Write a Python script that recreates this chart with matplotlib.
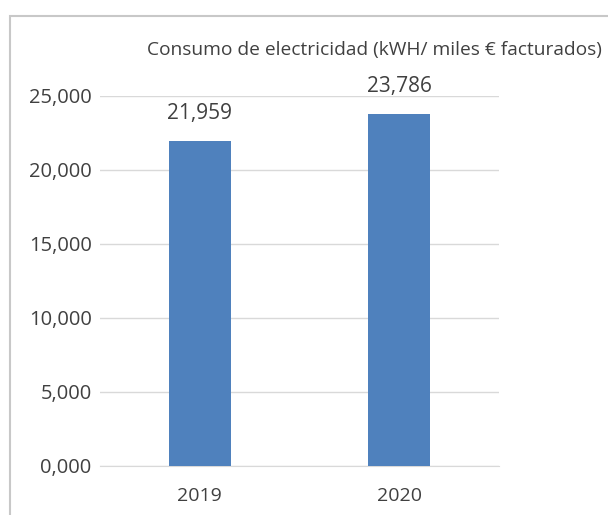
import matplotlib
matplotlib.use("Agg")
import matplotlib.pyplot as plt
from matplotlib.patches import Rectangle
from matplotlib.ticker import FuncFormatter, MultipleLocator

categories = ["2019", "2020"]
values = [21.959, 23.786]
title = "Consumo de electricidad (kWH/ miles € facturados)"

plt.rcParams['font.family'] = ['Open Sans', 'DejaVu Sans']
text_color = "#404040"
bar_color = "#4F81BD"

fig = plt.figure(figsize=(6.08, 5.15), dpi=100)
W, H = 608, 515
ax = fig.add_axes([100 / W, (H - 466) / H, 399 / W, 370 / H])

x = list(range(len(categories)))
ax.bar(x, values, width=0.31, color=bar_color, zorder=3)
ax.set_xlim(-0.5, 1.5)
ax.set_ylim(0, 25)
ax.yaxis.set_major_locator(MultipleLocator(5))
fmt = lambda v, p=None: f"{v:.3f}".replace('.', ',')
ax.yaxis.set_major_formatter(FuncFormatter(fmt))
ax.set_xticks(x)
ax.set_xticklabels(categories)
ax.grid(axis='y', color="#d9d9d9", linewidth=1, zorder=0)
for s in ax.spines.values():
    s.set_visible(False)
ax.spines['bottom'].set_visible(True)
ax.spines['bottom'].set_color("#d9d9d9")
ax.tick_params(axis='y', length=0, labelsize=14.5, colors=text_color, pad=6)
ax.tick_params(axis='x', length=0, labelsize=14, colors=text_color, pad=15)

for xi, v in zip(x, values):
    ax.annotate(fmt(v), (xi, v), xytext=(0, 12), textcoords='offset points',
                ha='center', va='bottom', fontsize=15, color=text_color)

fig.text(374 / W, (H - 50) / H, title, ha='center', va='center',
         fontsize=13.8, color=text_color)

fig.patches.append(Rectangle((9.5 / W, -0.1), 1.2, (H - 15.5) / H + 0.1,
                             transform=fig.transFigure, fill=False,
                             edgecolor="#c8c8c8", linewidth=1.5))

fig.savefig("out.png", dpi=100)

# PROBLEM TO WORK ON
Repeat the lines of the listing above verbatim, beginning at its first line and ending at the line containing "from matplotlib.ticker import", which is included. Omit pictures.

# CORRECT RESPONSE
Write a Python script that recreates this chart with matplotlib.
import matplotlib
matplotlib.use("Agg")
import matplotlib.pyplot as plt
from matplotlib.patches import Rectangle
from matplotlib.ticker import FuncFormatter, MultipleLocator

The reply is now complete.